The Twilight Zone: Long Live Walter Jameson (1960)
Season 1, Episode 24
9/10
To have eternal life is to be cursed.
20 February 2019
Warning: Spoilers
While the character of Walter Jameson, played by Kevin McCarthy, is not a vampire, he might as well have a stake put through his heart because he desperately needs to find peace and he won't find it with the type of life that he has. As one of the top college professors at his university, he has a beautiful fiance (Dody Heath) and a promising future that looks bright and happy. But on the inside, McCarthy is hiding a desperate secret and it is one that he cannot escape from: his destiny. Prospective father-in-law Edgar Stehli admires his work but has suspicions about McCarthy's past which are soon proven right. A strange older woman (Estelle Winwood) stocks McCarthy and after a confrontation between McCarthy and Stehli, she confronts him as a woman from his past. What is this past, and how will it affect his future? Or more importantly how will it affect the future of Heath or any other woman that he will become involved with? Stehli, aware of the truth and concerned about his own pending mortality, struggles to learn McCarthy's secret, something even McCarthy is unable to control or explain. There's only one way out and like ashes to ashes and dust to dust, McCarthy will find his Twilight Zone with hopeful rest.
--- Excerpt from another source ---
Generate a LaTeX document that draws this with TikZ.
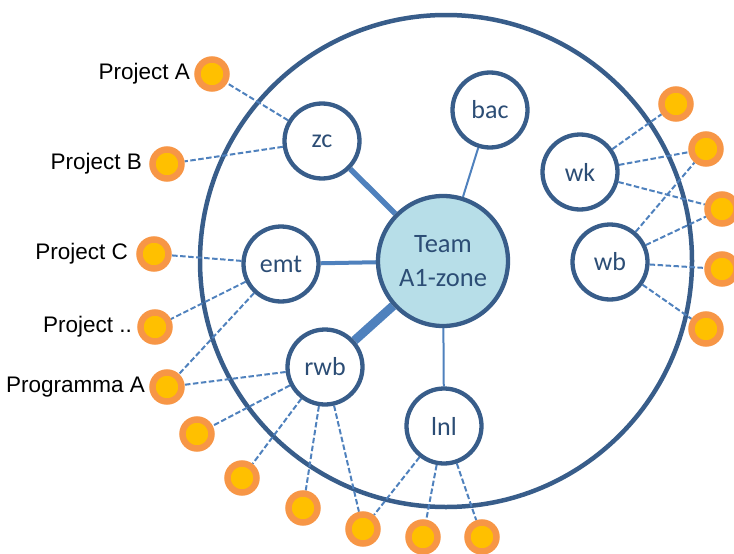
\documentclass[tikz,border=0pt]{standalone}
\usepackage{fontspec}
\setmainfont{Liberation Sans}
\newfontfamily\nodefont{Carlito}
\usetikzlibrary{backgrounds}
\definecolor{ringblue}{HTML}{385D8A}
\definecolor{linkblue}{HTML}{4F81BD}
\definecolor{teamfill}{HTML}{B7DEE8}
\definecolor{txtblue}{HTML}{2C4D75}
\definecolor{dotfill}{HTML}{FFC000}
\definecolor{dotring}{HTML}{F79646}
\begin{document}
\begin{tikzpicture}[x=1pt,y=-1pt,
  unit/.style={circle, draw=ringblue, line width=4.3pt, fill=white, minimum size=75pt,
    inner sep=0pt, font=\nodefont\fontsize{26}{30}\selectfont, text=txtblue},
  hub/.style={circle, draw=ringblue, line width=4.3pt, fill=teamfill, minimum size=130pt,
    inner sep=0pt, align=center, font=\nodefont\fontsize{26.5}{34}\selectfont, text=txtblue},
  proj/.style={circle, draw=dotring, line width=6.5pt, fill=dotfill, minimum size=29pt, inner sep=0pt},
  lbl/.style={anchor=east, inner sep=0pt, font=\fontsize{22.5}{26}\selectfont},
  link/.style={draw=linkblue, line width=#1},
  dashlink/.style={draw=linkblue, line width=2pt, dash pattern=on 5.5pt off 2.5pt}
]
\useasboundingbox (0,0) rectangle (734,554);

% zone members
\node[hub]  (team) at (443,261) {Team\\A1-zone};
\node[unit] (zc)   at (322,141) {zc};
\node[unit] (bac)  at (490,110) {bac};
\node[unit] (wk)   at (580,172) {wk};
\node[unit] (wb)   at (610,262) {wb};
\node[unit] (emt)  at (281,264) {emt};
\node[unit] (rwb)  at (325,367) {rwb};
\node[unit] (lnl)  at (444,426) {lnl};

% projects and programmes
\node[proj] (p1)  at (212,74)  {};
\node[proj] (p2)  at (167,164) {};
\node[proj] (p3)  at (154,254) {};
\node[proj] (p4)  at (155,327) {};
\node[proj] (p5)  at (167,387) {};
\node[proj] (p6)  at (197,434) {};
\node[proj] (p7)  at (242,478) {};
\node[proj] (p8)  at (303,508) {};
\node[proj] (p9)  at (363,529) {};
\node[proj] (p10) at (423,537) {};
\node[proj] (p11) at (482,537) {};
\node[proj] (p12) at (676,104) {};
\node[proj] (p13) at (706,149) {};
\node[proj] (p14) at (722,209) {};
\node[proj] (p15) at (722,269) {};
\node[proj] (p16) at (706,329) {};

\node[lbl] (l1) at (190,74)  {Project A};
\node[lbl] (l2) at (142,164) {Project B};
\node[lbl] (l3) at (128,254) {Project C};
\node[lbl] (l4) at (132,327) {Project ..};
\node[lbl] (l5) at (145,387) {Programma A};

\begin{pgfonlayer}{background}
  % zone boundary
  \node[circle, draw=ringblue, line width=4.5pt, minimum size=492pt, inner sep=0pt] (zone) at (446,261) {};
  % links to the team
  \draw[link=5.5pt] (team) -- (zc);
  \draw[link=4pt]   (team) -- (emt);
  \draw[link=9pt]   (team) -- (rwb);
  \draw[link=2pt]   (team) -- (bac);
  \draw[link=2pt]   (team) -- (lnl);
  % links to projects
  \draw[dashlink] (zc) -- (p1);
  \draw[dashlink] (zc) -- (p2);
  \draw[dashlink] (emt) -- (p3);
  \draw[dashlink] (emt) -- (p4);
  \draw[dashlink] (emt) -- (p5);
  \draw[dashlink] (rwb) -- (p5);
  \draw[dashlink] (rwb) -- (p6);
  \draw[dashlink] (rwb) -- (p7);
  \draw[dashlink] (rwb) -- (p8);
  \draw[dashlink] (rwb) -- (p9);
  \draw[dashlink] (lnl) -- (p9);
  \draw[dashlink] (lnl) -- (p10);
  \draw[dashlink] (lnl) -- (p11);
  \draw[dashlink] (wk) -- (p12);
  \draw[dashlink] (wk) -- (p13);
  \draw[dashlink] (wk) -- (p14);
  \draw[dashlink] (wb) -- (p13);
  \draw[dashlink] (wb) -- (p14);
  \draw[dashlink] (wb) -- (p15);
  \draw[dashlink] (wb) -- (p16);
\end{pgfonlayer}
\end{tikzpicture}
\end{document}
The character of Zorba the Greek once said he met an old man who lived as if he would never die, but lived himself as if he would die any minute. Either way, both characters were grabbing at life but here, the two men discuss the exact same differences and it has a completely different meaning. McCarthy wants to die but is too afraid to take the step, while Stehli who is slowly dying of old age desperately wants to stop that process and be able to live forever irregardless of the aging process. This has many moral questions asked that the scripts does not directly answer, and there lies in the strength of this episode, a philosophical opening for discussion of the importance of living life while you have it and avoiding prolonging it irregardless of destiny. The themes are touching and poignant, and are relevant in any era. That therein lies the beauty of this episode, a fight that man has that he can never win.